But when I browse the net, I'm not thinking about asking AI about the info on my screen. I can just read it?
And by no means am I anti AI, I use it a bit for coding
The irony is that as the agentic boom really takes off, all these no-api, no accessibility sites are going to lose to small competitors who just offer a reliable agent interface, so people can use their service without having to use their service. Good riddance to the dinosaurs.
See: mobile websites. They sucked so badly that "desktop internet, not mobile internet" was a big selling point of the original iPhone. Then, once mobile had enough market share to "set the terms," we went back to having special mobile versions (or even mobile-first), but this time it didn't suck.
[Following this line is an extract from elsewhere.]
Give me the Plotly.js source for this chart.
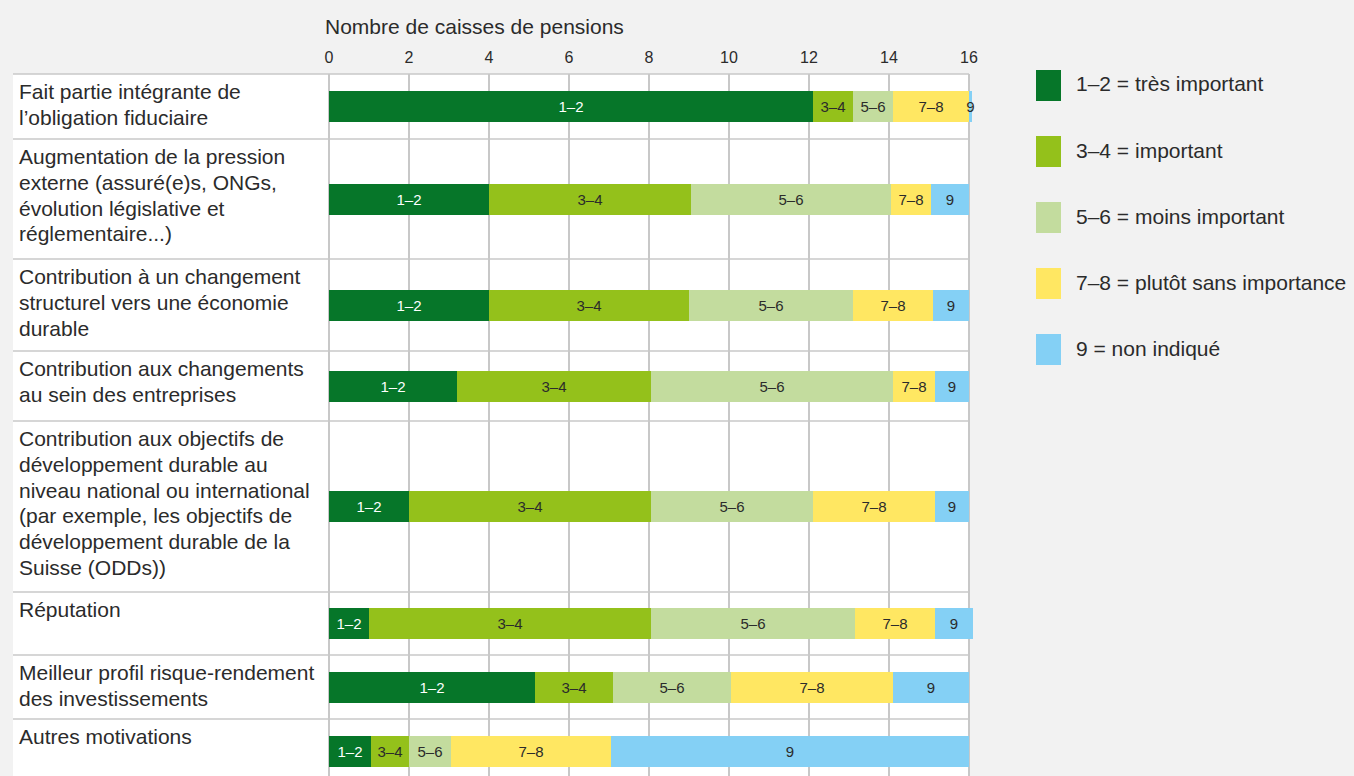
<!DOCTYPE html>
<html><head><meta charset="utf-8">
<script src="https://cdn.plot.ly/plotly-3.0.1.min.js"></script>
<style>html,body{margin:0;padding:0;background:#f2f2f2;}#chart{width:1354px;height:776px;}</style>
</head><body><div id="chart"></div>
<script>
// ---- data ----
const categories = [
  "Fait partie intégrante de<br>l’obligation fiduciaire",
  "Augmentation de la pression<br>externe (assuré(e)s, ONGs,<br>évolution législative et<br>réglementaire...)",
  "Contribution à un changement<br>structurel vers une économie<br>durable",
  "Contribution aux changements<br>au sein des entreprises",
  "Contribution aux objectifs de<br>développement durable au<br>niveau national ou international<br>(par exemple, les objectifs de<br>développement durable de la<br>Suisse (ODDs))",
  "Réputation",
  "Meilleur profil risque-rendement<br>des investissements",
  "Autres motivations"
];
const seriesNames = ["1–2", "3–4", "5–6", "7–8", "9"];
const legendLabels = ["1–2 = très important", "3–4 = important", "5–6 = moins important", "7–8 = plutôt sans importance", "9 = non indiqué"];
const v12 = [12.1, 4, 4, 3.2, 2, 1, 5.15, 1.05];
const v34 = [1, 5.05, 5, 4.85, 6.05, 7.05, 1.95, 0.95];
const v56 = [1, 5, 4.1, 6.05, 4.05, 5.1, 2.95, 1.05];
const v78 = [1.9, 1, 2, 1.05, 3.05, 2, 4.05, 4];
const v9  = [0.07, 0.95, 0.9, 0.85, 0.85, 0.95, 1.9, 8.95];
const xTicks = [0, 2, 4, 6, 8, 10, 12, 14, 16];
const axisTitle = "Nombre de caisses de pensions";

// ---- style / layout ----
const colors = ["#067629", "#94c11b", "#c3dc9e", "#ffe762", "#84d0f5"];
const textColors = ["#ffffff", "#2b2b2b", "#2b2b2b", "#2b2b2b", "#2b2b2b"];
const rowHeights = [65, 120, 92, 70, 171, 63, 64, 64];
const FONT = "Liberation Sans, Arial, Helvetica, sans-serif";
const TXT = "#2b2b2b";
const GRID = "#c8c8c8";
const BIG = 21;
const W = 1354, H = 776, L = 329, T = 74, XMAX = 16.15, PPU = 40;
const PW = XMAX * PPU, PH = H - T;
const R = W - L - PW;
const px = p => (p - L) / PW;
const py = p => 1 - (p - T) / PH;

const tops = [];
let acc = 0;
rowHeights.forEach(h => { tops.push(acc); acc += h; });
const centers = tops.map((t, i) => t + rowHeights[i] / 2);

const values = [v12, v34, v56, v78, v9];
const traces = values.map((vals, k) => ({
  type: "bar", orientation: "h",
  x: vals, y: centers, width: 31,
  name: seriesNames[k],
  marker: {color: colors[k], line: {width: 0}},
  text: vals.map(() => seriesNames[k]),
  textposition: "inside", insidetextanchor: "middle", textangle: 0,
  textfont: {family: FONT, size: 15, color: textColors[k]},
  hoverinfo: "x+name", showlegend: false
}));

const shapes = [];
const annotations = [];
shapes.push({type: "rect", xref: "paper", yref: "paper", x0: px(13), x1: px(969), y0: 0, y1: 1,
  fillcolor: "#ffffff", line: {width: 0}, layer: "below"});
tops.forEach(t => {
  shapes.push({type: "line", xref: "paper", yref: "paper", x0: px(13), x1: px(969), y0: py(T + t), y1: py(T + t),
    line: {color: GRID, width: 1.5}, layer: "below"});
});
categories.forEach((c, i) => {
  c.split("<br>").forEach((line, j) => {
    annotations.push({xref: "paper", yref: "paper", x: px(17), y: py(T + tops[i] + 17.5 + j * 25.8),
      xanchor: "left", yanchor: "middle", showarrow: false, text: line,
      font: {family: FONT, size: BIG, color: TXT}});
  });
});
annotations.push({xref: "paper", yref: "paper", x: px(323), y: py(27), xanchor: "left", yanchor: "middle",
  showarrow: false, text: axisTitle, font: {family: FONT, size: BIG, color: TXT}});
legendLabels.forEach((lab, k) => {
  const cy = 85.5 + k * 66;
  shapes.push({type: "rect", xref: "paper", yref: "paper", x0: px(1036), x1: px(1061), y0: py(cy - 15.5), y1: py(cy + 15.5),
    fillcolor: colors[k], line: {width: 0}});
  annotations.push({xref: "paper", yref: "paper", x: px(1074), y: py(cy - 1.5), xanchor: "left", yanchor: "middle",
    showarrow: false, text: lab, font: {family: FONT, size: BIG, color: TXT}});
});

const layout = {
  width: W, height: H,
  margin: {l: L, r: R, t: T, b: 0, pad: 0},
  paper_bgcolor: "#f2f2f2", plot_bgcolor: "rgba(0,0,0,0)",
  barmode: "stack", bargap: 0,
  uniformtext: {mode: "show", minsize: 15},
  xaxis: {range: [0, XMAX], side: "top", tickvals: xTicks, ticktext: xTicks.map(String), ticks: "",
    ticklabelstandoff: 7,
    showgrid: true, gridcolor: GRID, gridwidth: 1.5, zeroline: true, zerolinecolor: GRID, zerolinewidth: 1.5,
    showline: false, tickfont: {family: FONT, size: 16, color: TXT}, fixedrange: true},
  yaxis: {range: [PH, 0], showgrid: false, zeroline: false, showticklabels: false, ticks: "", fixedrange: true},
  shapes: shapes, annotations: annotations,
  showlegend: false, font: {family: FONT, color: TXT}
};
Plotly.newPlot("chart", traces, layout, {displayModeBar: false, staticPlot: true});
</script></body></html>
Part of that was tech, but most of it was mobile acquiring a critical mass of marketshare, and the winner of the mobile wars won using an all-important temporary workaround stepping stone that solved the chicken-egg problem.
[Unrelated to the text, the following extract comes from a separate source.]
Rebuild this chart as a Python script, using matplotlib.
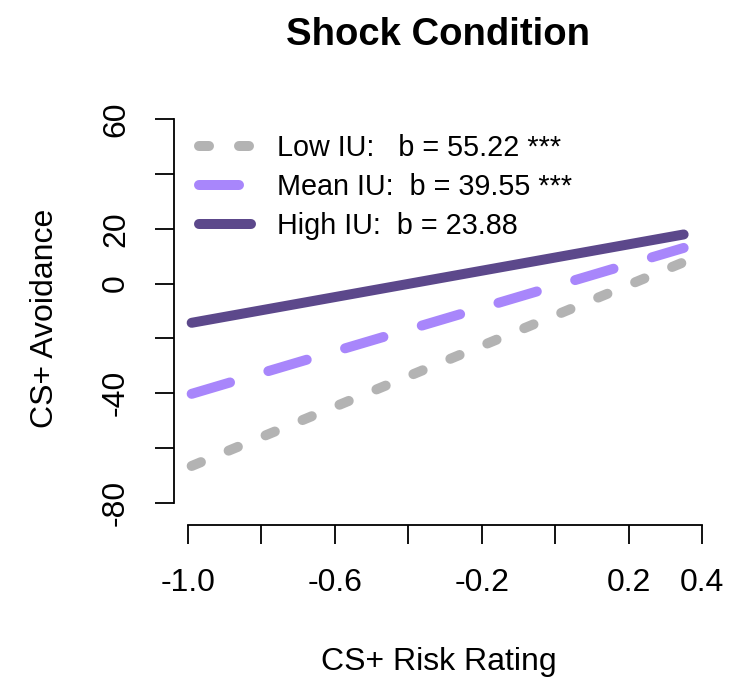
import matplotlib
matplotlib.use("Agg")
import matplotlib.pyplot as plt

plt.rcParams["font.family"] = ["Liberation Sans", "DejaVu Sans"]

# regression lines (endpoints)
x_ends = [-0.99, 0.35]
low_iu = [-66.5, 7.8]
mean_iu = [-40.2, 13.0]
high_iu = [-14.3, 17.9]

labels = ["Low IU:   b = 55.22 ***", "Mean IU:  b = 39.55 ***", "High IU:  b = 23.88"]
colors = ["#B3B3B3", "#A886FB", "#5C488B"]

x_ticks = [-1.0, -0.8, -0.6, -0.4, -0.2, 0.0, 0.2, 0.4]
x_ticklabels = ["-1.0", "", "-0.6", "", "-0.2", "", "0.2", "0.4"]
y_ticks = [-80, -60, -40, -20, 0, 20, 40, 60]
y_ticklabels = ["-80", "", "-40", "", "0", "20", "", "60"]

W, H = 752, 681
fig = plt.figure(figsize=(W / 100, H / 100), dpi=100)

# axes placed in pixels: x=-1 -> 188px, x=0.4 -> 702px ; y=60 -> 119px, y=-80 -> 503px
xs = (702 - 188) / 1.4
ys = (503 - 119) / 140.0
xlim = (-1 - 14 / xs, 0.4 + 10 / xs)
ylim = (-80 - 22 / ys, 60 + 16 / ys)
left_px = 188 - (-1 - xlim[0]) * xs
right_px = 702 + (xlim[1] - 0.4) * xs
bottom_px = 503 + (-80 - ylim[0]) * ys
top_px = 119 - (ylim[1] - 60) * ys
ax = fig.add_axes([left_px / W, 1 - bottom_px / H, (right_px - left_px) / W, (bottom_px - top_px) / H])
ax.set_xlim(xlim)
ax.set_ylim(ylim)

lw = 7.2
ax.plot(x_ends, low_iu, color=colors[0], lw=lw, dash_capstyle="round",
        dashes=(1.0, 3.0), label=labels[0])
ax.plot(x_ends, mean_iu, color=colors[1], lw=lw, dash_capstyle="round",
        dashes=(4.0, 4.0), label=labels[1])
ax.plot(x_ends, high_iu, color=colors[2], lw=lw, solid_capstyle="round",
        label=labels[2])

for s in ["top", "right"]:
    ax.spines[s].set_visible(False)
ax.spines["left"].set_bounds(-80, 60)
ax.spines["bottom"].set_bounds(-1.0, 0.4)
ax.spines["left"].set_linewidth(1.3)
ax.spines["bottom"].set_linewidth(1.3)

ax.set_xticks(x_ticks)
ax.set_xticklabels(x_ticklabels)
ax.set_yticks(y_ticks)
ax.set_yticklabels(y_ticklabels, rotation=90, va="center")
ax.tick_params(axis="both", length=14, width=1.3, labelsize=23, pad=17)

leg = ax.legend(loc="upper left", bbox_to_anchor=(199 / W, 1 - 134 / H),
                bbox_transform=fig.transFigure, frameon=False, fontsize=20.7,
                handlelength=1.8, handletextpad=0.9, labelspacing=0.38,
                borderaxespad=0, borderpad=0)

fig.text(438 / W, 1 - 35 / H, "Shock Condition", ha="center", va="center",
         fontsize=27.5, fontweight="bold")
fig.text(439 / W, 1 - 662 / H, "CS+ Risk Rating", ha="center", va="center", fontsize=23)
fig.text(45 / W, 1 - 318 / H, "CS+ Avoidance", ha="center", va="center",
         rotation=90, fontsize=23)

fig.savefig("out.png", dpi=100)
Like update it already ffs or it's not worth having around, we can archive it instead
Travel Bookings Recipes Calendar/Email integration
But maybe if you look from a first principles standpoint, do most human tasks decompose to some form of these same 4-6 tasks? (not talking about brainstorming, which is already well covered, or socializing, which is offline)
Oh and maybe one more thing to just give you the content that you're looking for like on all of these recipe sites with walls of text and images for SEO purposes where you just want the recipe. I guess that could be useful to just ask show me the recipe.
Hopefully the actual features and interoperability prove the ad wrong and there's a game changing UX behind it.